Start of Dataset section

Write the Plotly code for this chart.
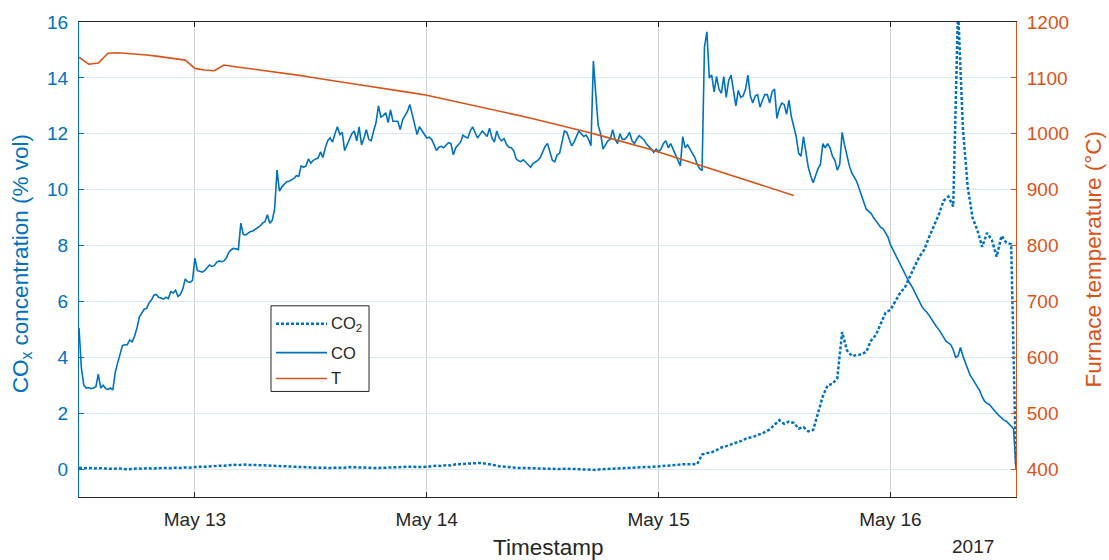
import pandas as pd
import plotly.graph_objects as go

# ---- CO reading every 15 min from 2017-05-12 12:00 (% vol) ----
co_pct = [
    5.05, 3.6, 3.0, 2.9, 2.92, 2.88, 2.9, 2.95,
    3.4, 2.9, 3.0, 2.88, 2.85, 2.9, 2.83, 3.45,
    3.8, 4.15, 4.42, 4.45, 4.45, 4.62, 4.55, 4.75,
    5.05, 5.45, 5.6, 5.72, 5.75, 5.95, 6.05, 6.22,
    6.25, 6.15, 6.12, 6.08, 6.15, 6.1, 6.35, 6.3,
    6.4, 6.18, 6.25, 6.45, 6.8, 6.7, 6.68, 6.75,
    7.55, 7.1, 7.08, 7.05, 7.1, 7.2, 7.3, 7.25,
    7.28, 7.4, 7.45, 7.42, 7.45, 7.55, 7.75, 7.85,
    7.9, 7.88, 7.85, 8.8, 8.4, 8.38, 8.45, 8.5,
    8.52, 8.57, 8.62, 8.7, 8.8, 8.85, 9.1, 8.8,
    8.9, 9.3, 10.7, 9.95, 10.1, 10.2, 10.28, 10.3,
    10.35, 10.4, 10.5, 10.48, 10.85, 10.8, 10.85, 11.1,
    10.95, 11.05, 11.1, 11.13, 11.35, 11.15, 11.5, 11.75,
    11.85, 11.7, 12.0, 12.25, 11.97, 12.05, 11.4, 11.6,
    11.8, 12.0, 12.1, 11.75, 12.25, 11.6, 11.85, 12.15,
    11.8, 11.75, 12.1, 12.4, 13.0, 12.6, 12.65, 12.75,
    12.4, 12.85, 12.45, 12.45, 12.45, 12.15, 12.5, 12.65,
    12.8, 13.05, 12.65, 12.3, 11.97, 12.25, 12.1, 11.95,
    11.85, 11.88, 11.8, 11.62, 11.4, 11.52, 11.55, 11.5,
    11.58, 11.68, 11.65, 11.25, 11.5, 11.62, 11.7, 11.95,
    11.88, 11.85, 12.1, 12.25, 12.05, 11.85, 11.97, 12.1,
    12.0, 11.9, 12.2, 11.85, 11.7, 12.1, 11.85, 11.75,
    11.83, 11.62, 11.52, 11.5, 11.4, 11.1, 11.03, 11.0,
    11.07, 10.98, 10.88, 10.8, 10.93, 10.98, 11.05, 11.15,
    11.32, 11.55, 11.65, 11.3, 11.05, 11.0, 11.25, 11.3,
    11.65, 12.1, 12.05, 11.8, 11.57, 11.7, 11.9, 12.1,
    12.0, 11.9, 11.95, 11.8, 11.57, 14.6, 13.4, 12.3,
    12.0, 11.45, 11.6, 11.75, 11.8, 12.15, 11.8, 11.65,
    12.0, 11.8, 11.8, 11.9, 12.05, 11.75, 11.65, 11.82,
    11.93, 11.85, 11.78, 11.63, 11.55, 11.45, 11.33, 11.45,
    11.35, 11.45, 11.65, 11.75, 11.5, 11.65, 11.45, 11.25,
    11.05, 10.85, 11.9, 11.5, 11.6, 11.45, 11.3, 11.15,
    10.9, 10.75, 10.68, 15.1, 15.65, 14.0, 14.1, 13.5,
    14.05, 13.6, 13.45, 14.05, 13.3, 13.9, 14.1, 13.6,
    13.0, 13.55, 13.3, 13.35, 13.6, 14.1, 13.35, 13.1,
    13.35, 13.4, 12.95, 13.2, 13.4, 13.4, 13.1, 13.5,
    13.6, 12.55, 12.9, 13.1, 13.05, 12.7, 13.2, 12.6,
    12.2, 11.9, 11.3, 11.2, 11.9, 11.4, 10.8, 10.5,
    10.25, 10.5, 10.75, 10.9, 11.65, 11.5, 11.65, 11.5,
    11.2, 11.05, 10.7, 10.9, 12.05, 11.6, 11.2, 10.85,
    10.6, 10.45, 10.3, 10.05, 9.8, 9.5, 9.3, 9.22,
    9.15, 9.0, 8.87, 8.75, 8.65, 8.6, 8.47, 8.3,
    8.03, 7.85, 7.7, 7.52, 7.35, 7.17, 7.0, 6.82,
    6.65, 6.52, 6.35, 6.14, 5.96, 5.82, 5.7, 5.62,
    5.5, 5.35, 5.24, 5.1, 5.0, 4.88, 4.72, 4.58,
    4.52, 4.45, 4.27, 4.0, 4.05, 4.35, 4.05, 3.82,
    3.58, 3.36, 3.23, 3.08, 2.92, 2.8, 2.58, 2.43,
    2.35, 2.31, 2.2, 2.08, 2.0, 1.91, 1.83, 1.75,
    1.71, 1.63, 1.54, 1.44, 0.0,
]

# ---- CO2 reading every 30 min from 2017-05-12 12:00 (% vol) ----
co2_pct = [
    0.05, 0.03, 0.04, 0.02, 0.03, 0.02, 0.03, 0.01, 0.02, 0.0,
    -0.01, 0.0, 0.02, 0.01, 0.03, 0.02, 0.03, 0.02, 0.04, 0.03,
    0.05, 0.04, 0.06, 0.05, 0.07, 0.08, 0.08, 0.1, 0.1, 0.12,
    0.12, 0.14, 0.15, 0.14, 0.16, 0.15, 0.15, 0.14, 0.13, 0.13,
    0.12, 0.11, 0.1, 0.1, 0.09, 0.08, 0.07, 0.07, 0.06, 0.05,
    0.05, 0.04, 0.04, 0.05, 0.04, 0.05, 0.07, 0.06, 0.07, 0.05,
    0.05, 0.04, 0.04, 0.05, 0.05, 0.06, 0.06, 0.07, 0.08, 0.08,
    0.07, 0.07, 0.08, 0.1, 0.12, 0.11, 0.14, 0.13, 0.17, 0.18,
    0.19, 0.2, 0.21, 0.22, 0.2, 0.18, 0.14, 0.1, 0.08, 0.06,
    0.05, 0.04, 0.04, 0.03, 0.03, 0.02, 0.02, 0.01, 0.01, 0.0,
    0.0, 0.01, 0.0, 0.01, 0.0, -0.01, -0.02, -0.03, -0.01, 0.0,
    0.01, 0.03, 0.03, 0.04, 0.05, 0.05, 0.06, 0.07, 0.07, 0.08,
    0.09, 0.1, 0.11, 0.13, 0.15, 0.17, 0.16, 0.17, 0.18, 0.52,
    0.57, 0.6, 0.68, 0.77, 0.82, 0.88, 0.92, 1.0, 1.08, 1.12,
    1.18, 1.25, 1.32, 1.42, 1.58, 1.75, 1.62, 1.7, 1.65, 1.45,
    1.5, 1.35, 1.4, 2.0, 2.6, 3.0, 3.05, 3.25, 4.9, 4.25,
    4.05, 4.08, 4.1, 4.2, 4.6, 4.8, 5.2, 5.6, 5.7, 6.0,
    6.3, 6.5, 6.9, 7.25, 7.6, 7.85, 8.3, 8.7, 9.1, 9.6,
    9.75, 9.4, 16.5, 12.2, 10.1, 9.0, 8.55, 7.95, 8.45, 8.2,
    7.6, 8.35, 8.1, 8.05, 0.1,
]

# ---- furnace temperature, hourly from 2017-05-12 12:00 (°C) ----
furnace_T = [
    1137, 1124.5, 1126.5, 1144, 1145, 1144, 1142.7, 1141, 1139, 1136.8,
    1134.3, 1131.8, 1117, 1114, 1112.7, 1123, 1120.5, 1118.3, 1116, 1113.5,
    1111.3, 1109, 1106.5, 1104, 1101, 1098, 1095.5, 1093, 1090.5, 1088,
    1085.3, 1082.6, 1080, 1077.2, 1074.5, 1071.8, 1069, 1065.3, 1061.6, 1057.9,
    1054.2, 1050.4, 1046.6, 1042.8, 1038.9, 1035, 1031, 1026.9, 1022.8, 1018.6,
    1014.4, 1010, 1005.6, 1001.2, 996.7, 992.1, 987.4, 982.6, 977.7, 972.6,
    967.3, 961.8, 956.3, 950.8, 945.2, 939.6, 934, 928.4, 922.8, 917.2,
    911.6, 906, 900.4, 894.8, 889.5,
]

day_ticks = ['2017-05-13', '2017-05-14', '2017-05-15', '2017-05-16']
day_labels = ['May 13', 'May 14', 'May 15', 'May 16']
co_ticks = [0, 2, 4, 6, 8, 10, 12, 14, 16]
temp_ticks = [400, 500, 600, 700, 800, 900, 1000, 1100, 1200]

t_start = '2017-05-12 12:00'
t_end = '2017-05-16 13:00'
co_time = pd.date_range(t_start, periods=len(co_pct), freq='15min')
co2_time = pd.date_range(t_start, periods=len(co2_pct), freq='30min')
temp_time = pd.date_range(t_start, periods=len(furnace_T), freq='60min')

BLUE = '#0072BD'
ORANGE = '#D95319'
DARK = '#262626'
FONT = 'Liberation Sans, Arial, Helvetica, sans-serif'

# plot-area geometry (pixels) used to place the hand-built legend box
PLOT_L, PLOT_T, PLOT_W, PLOT_H = 79, 20, 937, 477


def px(x):
    return (x - PLOT_L) / PLOT_W


def py(y):
    return 1 - (y - PLOT_T) / PLOT_H


co2_line = dict(color=BLUE, width=2.5, dash='3px,2px')
co_line = dict(color=BLUE, width=1.6)
t_line = dict(color=ORANGE, width=1.6)

fig = go.Figure()
fig.add_trace(go.Scatter(x=co2_time, y=co2_pct, mode='lines',
                         name='CO2', line=co2_line, showlegend=False))
fig.add_trace(go.Scatter(x=co_time, y=co_pct, mode='lines',
                         name='CO', line=co_line, showlegend=False))
fig.add_trace(go.Scatter(x=temp_time, y=furnace_T, mode='lines', yaxis='y2',
                         name='T', line=t_line, showlegend=False))

# legend: framed box with a key line and label per series
legend_items = [
    ('CO<sub>2</sub>', co2_line, 323),
    ('CO', co_line, 352),
    ('T', t_line, 378),
]
shapes = [dict(type='rect', xref='paper', yref='paper',
               x0=px(271), x1=px(369), y0=py(391), y1=py(305),
               line=dict(color=DARK, width=1), fillcolor='white', layer='above')]
annotations = []
for label, style, ypix in legend_items:
    shapes.append(dict(type='line', xref='paper', yref='paper',
                       x0=px(276), x1=px(327), y0=py(ypix), y1=py(ypix),
                       line=style, layer='above'))
    annotations.append(dict(text=label, xref='paper', yref='paper',
                            x=px(329), y=py(ypix), xanchor='left', yanchor='middle',
                            showarrow=False,
                            font=dict(size=16.5, color=DARK, family=FONT)))

annotations += [
    dict(text='CO<sub>x</sub> concentration (% vol)', textangle=-90,
         xref='paper', yref='paper', x=-0.0608, y=0.49,
         xanchor='center', yanchor='middle', showarrow=False,
         font=dict(size=22.5, color=BLUE, family=FONT)),
    dict(text='Furnace temperature (°C)', textangle=-90,
         xref='paper', yref='paper', x=1.0822, y=0.5,
         xanchor='center', yanchor='middle', showarrow=False,
         font=dict(size=22.5, color=ORANGE, family=FONT)),
    dict(text='Timestamp', xref='paper', yref='paper', x=0.5, y=-0.107,
         xanchor='center', yanchor='middle', showarrow=False,
         font=dict(size=22.5, color=DARK, family=FONT)),
    dict(text='2017', xref='paper', yref='paper', x=0.9536, y=-0.105,
         xanchor='center', yanchor='middle', showarrow=False,
         font=dict(size=19, color=DARK, family=FONT)),
]

fig.update_layout(
    width=1109, height=560,
    margin=dict(l=PLOT_L, r=1109 - PLOT_L - PLOT_W, t=PLOT_T, b=560 - PLOT_T - PLOT_H),
    paper_bgcolor='white', plot_bgcolor='white',
    font=dict(family=FONT, color=DARK),
    showlegend=False,
    xaxis=dict(
        type='date', range=[t_start, t_end],
        tickvals=day_ticks, ticktext=day_labels,
        ticks='inside', ticklen=5, tickcolor=DARK,
        showline=True, linecolor=DARK, linewidth=1, mirror='ticks',
        showgrid=True, gridcolor='#D2D2D2', gridwidth=1,
        zeroline=False, tickfont=dict(size=19, color=DARK),
        ticklabelstandoff=5,
    ),
    yaxis=dict(
        range=[-1, 16], tickvals=co_ticks,
        ticks='inside', ticklen=5, tickcolor=BLUE,
        showline=True, linecolor=BLUE, linewidth=1,
        showgrid=True, gridcolor='#DAE9F5', gridwidth=1,
        zeroline=False, tickfont=dict(size=19, color=BLUE),
        ticklabelstandoff=6,
    ),
    yaxis2=dict(
        overlaying='y', side='right', range=[350, 1200], tickvals=temp_ticks,
        ticks='inside', ticklen=5, tickcolor=ORANGE,
        showline=True, linecolor=ORANGE, linewidth=1,
        showgrid=False, zeroline=False,
        tickfont=dict(size=19, color=ORANGE),
        ticklabelstandoff=6,
    ),
    shapes=shapes,
    annotations=annotations,
)

fig.write_html('out.html')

End of Dataset section

The problem: Please quote the lines of the material, beginning with the first and ending with the one that contains "import plotly.graph_objects as go", exactly as written and without any pictures.

Finished answer:
Write the Plotly code for this chart.
import pandas as pd
import plotly.graph_objects as go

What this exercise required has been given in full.